# START OF DATA SECTION
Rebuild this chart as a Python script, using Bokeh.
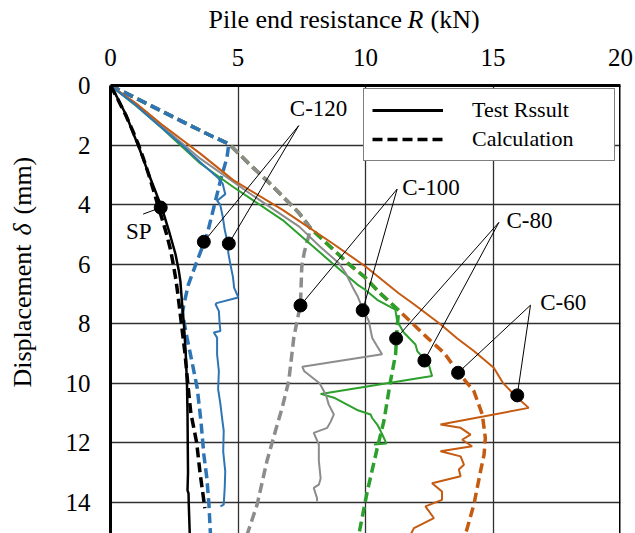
import math
from bokeh.plotting import figure
from bokeh.layouts import column, row
from bokeh.models import Range1d, FixedTicker, Span, Legend, LegendItem
from bokeh.core.properties import value
from bokeh.embed import file_html
from bokeh.resources import INLINE

FONT = "'Liberation Serif', 'Times New Roman', serif"

# ---------------- data (R in kN, displacement in mm) ----------------
x_ticks = [0, 5, 10, 15, 20]
y_ticks = [0, 2, 4, 6, 8, 10, 12, 14]

# SP
sp_test_d = [0, 0.3, 0.62, 1.0, 1.52, 2.0, 2.53, 3.0, 3.42, 4.15, 4.88, 5.67, 6.23, 6.57, 7.35, 8.02, 9.0, 10.04, 11.0, 12.06, 13.0, 13.6, 13.7, 14.08, 15.1]
sp_test_R = [0, 0.2, 0.39, 0.62, 0.85, 1.08, 1.31, 1.51, 1.7, 2.03, 2.29, 2.55, 2.68, 2.74, 2.81, 2.88, 2.95, 3.0, 3.02, 3.03, 3.04, 3.02, 3.06, 3.07, 3.11]
sp_calc_d = [0, 0.5, 1, 1.5, 2, 2.5, 3, 3.5, 4, 4.5, 5, 5.5, 6, 6.5, 7, 8, 9, 10, 11, 12, 13, 14.2]
sp_calc_R = [0, 0.31, 0.6, 0.86, 1.1, 1.31, 1.5, 1.68, 1.85, 2.03, 2.2, 2.35, 2.46, 2.56, 2.64, 2.78, 2.92, 3.03, 3.15, 3.38, 3.51, 3.7]

# C-120
c120_test_d = [0, 0.6, 1.3, 2.0, 2.57, 3.09, 3.3, 3.65, 3.87, 4.0, 4.4, 4.85, 5.3, 5.63, 6.0, 6.42, 6.8, 7.09, 7.13, 7.31, 7.35, 7.58, 8.0, 8.25, 8.3, 8.47, 9.03, 9.6, 10.2, 10.7, 11.2, 11.6, 12.3, 12.96, 13.5, 14.08, 14.14]
c120_test_R = [0, 0.9, 1.85, 2.8, 3.51, 4.2, 4.4, 4.5, 4.18, 4.3, 4.4, 4.48, 4.6, 4.62, 4.7, 4.8, 4.85, 5.0, 4.97, 4.16, 4.12, 4.25, 4.28, 4.31, 4.05, 4.18, 4.18, 4.25, 4.22, 4.31, 4.38, 4.44, 4.42, 4.5, 4.48, 4.44, 4.31]
c120_calc_d = [0, 0.67, 1.29, 1.68, 1.96, 2.41, 3.2, 4.1, 5.0, 6.0, 6.7, 7.35, 7.65, 8.47, 9.3, 10.16, 11.3, 12.4, 13.2, 14.08, 15.08]
c120_calc_R = [0, 1.57, 3.0, 3.92, 4.64, 4.57, 4.31, 4.05, 3.79, 3.35, 3.05, 2.88, 2.82, 3.0, 3.2, 3.4, 3.55, 3.66, 3.78, 3.86, 3.92]

# C-100
c100_test_d = [0, 0.62, 1.35, 2.45, 3.62, 4.74, 5.4, 5.97, 6.3, 6.75, 7.1, 7.46, 7.91, 8.47, 8.75, 9.03, 9.45, 9.6, 9.8, 10.0, 10.4, 10.72, 11.05, 11.3, 11.5, 11.67, 12.06, 12.6, 13.2, 13.41, 13.52, 13.86, 13.97]
c100_test_R = [0, 1.0, 2.0, 3.51, 5.45, 7.4, 8.2, 8.96, 9.22, 9.48, 9.7, 9.87, 10.13, 10.26, 10.45, 10.65, 7.52, 7.6, 7.9, 8.2, 8.45, 8.56, 8.76, 8.63, 8.5, 7.97, 8.17, 8.17, 8.24, 8.17, 7.97, 8.1, 8.1]
c100_calc_d = [0, 0.67, 1.29, 1.68, 1.96, 2.6, 3.17, 3.75, 4.29, 4.8, 5.1, 5.6, 6.1, 7.35, 8.46, 9.93, 10.83, 11.6, 12.6, 14.08, 15.08]
c100_calc_R = [0, 1.57, 3.0, 3.92, 4.64, 5.4, 6.1, 6.78, 7.4, 7.85, 7.76, 7.6, 7.5, 7.45, 7.19, 6.99, 6.73, 6.47, 6.14, 5.75, 5.36]

# C-80
c80_test_d = [0, 0.68, 1.42, 2.61, 3.4, 4.52, 5.97, 6.68, 6.87, 7.2, 7.53, 7.91, 8.3, 8.7, 8.92, 9.37, 9.76, 10.36, 10.5, 10.72, 10.9, 11.05, 11.17, 11.39, 11.6, 11.8, 12.03, 12.06]
c80_test_R = [0, 1.0, 2.0, 3.51, 4.8, 6.75, 8.7, 9.67, 10.0, 10.46, 11.17, 11.24, 11.5, 11.96, 12.03, 12.48, 12.61, 8.24, 8.8, 9.28, 9.67, 10.2, 10.26, 10.46, 10.59, 10.7, 10.82, 10.33]
c80_calc_d = [0, 0.67, 1.29, 1.68, 1.96, 2.6, 3.17, 3.75, 4.29, 4.8, 5.4, 6.0, 6.42, 7.0, 7.55, 8.14, 9.03, 9.93, 11.28, 12.18, 13.64, 15.08]
c80_calc_R = [0, 1.57, 3.0, 3.92, 4.64, 5.4, 6.1, 6.78, 7.4, 7.85, 8.6, 9.35, 9.95, 10.6, 11.3, 11.24, 11.18, 10.98, 10.72, 10.46, 10.07, 9.74]

# C-60
c60_test_d = [0, 0.6, 1.3, 2.28, 3.17, 4.18, 5.3, 6.08, 6.98, 7.35, 8.02, 8.5, 8.92, 9.48, 10.0, 10.38, 10.83, 11.39, 11.5, 11.73, 11.9, 12.12, 12.29, 12.46, 12.74, 12.9, 13.13, 13.36, 13.64, 13.92, 14.14, 14.53, 14.87, 15.1]
c60_test_R = [0, 1.0, 2.0, 3.51, 4.8, 6.75, 8.7, 10.0, 11.3, 11.9, 12.94, 13.6, 14.25, 15.03, 15.4, 15.82, 16.4, 12.94, 13.73, 14.12, 13.79, 14.18, 12.94, 13.73, 13.86, 13.66, 13.73, 12.61, 13.0, 13.0, 12.35, 12.68, 11.9, 11.76]
c60_calc_d = [0, 0.67, 1.29, 1.68, 1.96, 2.6, 3.17, 3.75, 4.29, 4.8, 5.4, 6.0, 6.42, 7.0, 7.55, 8.47, 9.0, 9.6, 10.27, 11.05, 11.84, 12.4, 12.96, 14.08, 15.08]
c60_calc_R = [0, 1.57, 3.0, 3.92, 4.64, 5.4, 6.1, 6.78, 7.4, 7.85, 8.6, 9.35, 9.95, 10.6, 11.3, 12.42, 13.1, 13.6, 14.25, 14.58, 14.7, 14.65, 14.51, 14.25, 13.92]

# annotations: label, label position, leader convergence point, marked points
ann_labels = ["C-120", "C-100", "C-80", "C-60", "SP"]
ann_label_R = [8.16, 12.57, 16.43, 17.75, 1.11]
ann_label_d = [0.77, 3.43, 4.55, 7.3, 4.91]
ann_hub_R = [7.38, 11.24, 15.23, 16.47, 1.28]
ann_hub_d = [1.35, 3.48, 4.6, 7.38, 4.32]
ann_pts_R = [[3.66, 4.64], [7.45, 9.89], [11.2, 12.31], [13.63, 15.95], [1.97]]
ann_pts_d = [[5.25, 5.31], [7.39, 7.55], [8.5, 9.24], [9.65, 10.41], [4.1]]

legend_labels = ["Test Rssult", "Calculation"]
x_title = ["Pile end resistance", "R", "(kN)"]
y_title = ["Displacement", "δ", "(mm)"]

# ---------------- layout geometry ----------------
W, H = 635, 533
TOP_H = 34
LEFT_W = 55
FRAME_LEFT, FRAME_TOP, FRAME_RIGHT = 110, 85, 620

BLUE = "#2E75B6"
GRAY = "#8C8C8C"
GREEN = "#2CA02C"
ORANGE = "#C55A11"
DASH = "10 5"


def blank_fig(w, h, y0, y1, top_border=0):
    # frame uses page pixel coordinates (y grows downward)
    f = figure(width=w, height=h, output_backend="svg", toolbar_location=None,
               x_range=Range1d(0, w), y_range=Range1d(y1, y0),
               min_border=0, min_border_top=top_border, x_axis_type=None, y_axis_type=None)
    f.outline_line_color = None
    f.xgrid.visible = False
    f.ygrid.visible = False
    f.background_fill_color = "white"
    f.border_fill_color = "white"
    return f


# ---------------- main plot ----------------
p = figure(width=W - LEFT_W, height=H - TOP_H, output_backend="svg", toolbar_location=None,
           x_axis_location="above",
           x_range=Range1d(0, 20), y_range=Range1d(15.05, 0),
           min_border_left=FRAME_LEFT - LEFT_W, min_border_right=W - FRAME_RIGHT,
           min_border_top=FRAME_TOP - TOP_H, min_border_bottom=0)
p.outline_line_color = None
p.background_fill_color = "white"
p.border_fill_color = "white"

for ax in (p.xaxis[0], p.yaxis[0]):
    ax.major_tick_in = 0
    ax.major_tick_out = 0
    ax.minor_tick_in = 0
    ax.minor_tick_out = 0
    ax.axis_line_width = 3
    ax.axis_line_color = "black"
    ax.major_label_text_font = FONT
    ax.major_label_text_font_size = "25px"
    ax.major_label_text_color = "black"
p.xaxis.ticker = FixedTicker(ticks=x_ticks)
p.yaxis.ticker = FixedTicker(ticks=y_ticks)
p.xaxis.major_label_standoff = 20
p.yaxis.major_label_standoff = 20

p.xgrid.ticker = FixedTicker(ticks=x_ticks)
p.ygrid.ticker = FixedTicker(ticks=y_ticks)
for g in (p.xgrid[0], p.ygrid[0]):
    g.grid_line_color = "#303030"
    g.grid_line_width = 1.3

p.add_layout(Span(location=20, dimension="height", line_color="black", line_width=3))

# calculation curves (dashed)
p.line(c60_calc_R, c60_calc_d, line_color=ORANGE, line_width=3.5, line_dash=DASH)
p.line(c80_calc_R, c80_calc_d, line_color=GREEN, line_width=3.5, line_dash=DASH)
p.line(c100_calc_R, c100_calc_d, line_color=GRAY, line_width=3.5, line_dash=DASH)
p.line(c120_calc_R, c120_calc_d, line_color=BLUE, line_width=3.5, line_dash=DASH)

# test curves
p.line(c80_test_R, c80_test_d, line_color=GREEN, line_width=2)
p.line(c100_test_R, c100_test_d, line_color=GRAY, line_width=2)
p.line(c60_test_R, c60_test_d, line_color=ORANGE, line_width=2)
p.line(c120_test_R, c120_test_d, line_color=BLUE, line_width=2)

p.line(sp_test_R, sp_test_d, line_color="black", line_width=2.5)
p.line(sp_calc_R, sp_calc_d, line_color="black", line_width=3.5, line_dash=DASH)

# annotations
for i in range(len(ann_labels)):
    xs0, ys0, xs1, ys1 = [], [], [], []
    for r, d in zip(ann_pts_R[i], ann_pts_d[i]):
        xs0.append(r); ys0.append(d); xs1.append(ann_hub_R[i]); ys1.append(ann_hub_d[i])
    p.segment(xs0, ys0, xs1, ys1, line_color="black", line_width=1)
    p.scatter(ann_pts_R[i], ann_pts_d[i], size=13, color="black")
p.text(ann_label_R, ann_label_d, text=ann_labels, text_font=value(FONT),
       text_font_size="23px", text_align="center", text_baseline="middle", text_color="black")

# legend (proxy renderers, no visible data)
nan = float("nan")
r_solid = p.line(x=[nan], y=[nan], line_color="black", line_width=3)
r_dash = p.line(x=[nan], y=[nan], line_color="black", line_width=3.5, line_dash=DASH)
legend = Legend(items=[LegendItem(label=legend_labels[0], renderers=[r_solid]),
                       LegendItem(label=legend_labels[1], renderers=[r_dash])],
                location=(253, 372), margin=0, padding=8, spacing=3,
                glyph_width=71, glyph_height=24, label_height=24, label_width=134,
                label_standoff=29, label_text_font=FONT, label_text_font_size="22px",
                label_text_color="black",
                border_line_color="black", border_line_width=1,
                background_fill_color="white", background_fill_alpha=1)
p.add_layout(legend, "center")

# ---------------- axis titles (upright / italic pieces) ----------------
FS = 26
top = blank_fig(W, TOP_H, 0, TOP_H)
x_title_left = [208.0, 407.0, 430.0]
for i, s in enumerate(x_title):
    top.text([x_title_left[i]], [19], text=[s], text_font=value(FONT), text_font_size=f"{FS}px",
             text_font_style="italic" if i == 1 else "normal",
             text_align="left", text_baseline="middle", text_color="black")

# left strip: frame aligned with the main frame (page y 85..533)
left = blank_fig(LEFT_W, H - TOP_H, FRAME_TOP, H, top_border=FRAME_TOP - TOP_H)
y_title_start = [387.0, 235.0, 214.0]   # page y where each piece starts (reads upward)
for i, s in enumerate(y_title):
    left.text([22], [y_title_start[i]], text=[s], angle=math.pi / 2, text_font=value(FONT),
              text_font_size=f"{FS}px", text_font_style="italic" if i == 1 else "normal",
              text_align="left", text_baseline="middle", text_color="black")

layout = column(top, row(left, p, spacing=0), spacing=0)
open("out.html", "w").write(file_html(layout, INLINE))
# END OF DATA SECTION
▶ EXERCISE AIM:
Please restate the material above line by line, exactly, beginning at its first line and ending with the line that contains "y_ticks = [0, 2, 4, 6, 8, 10, 12, 14]", without any pictures.

▶ OUTPUT:
Rebuild this chart as a Python script, using Bokeh.
import math
from bokeh.plotting import figure
from bokeh.layouts import column, row
from bokeh.models import Range1d, FixedTicker, Span, Legend, LegendItem
from bokeh.core.properties import value
from bokeh.embed import file_html
from bokeh.resources import INLINE

FONT = "'Liberation Serif', 'Times New Roman', serif"

# ---------------- data (R in kN, displacement in mm) ----------------
x_ticks = [0, 5, 10, 15, 20]
y_ticks = [0, 2, 4, 6, 8, 10, 12, 14]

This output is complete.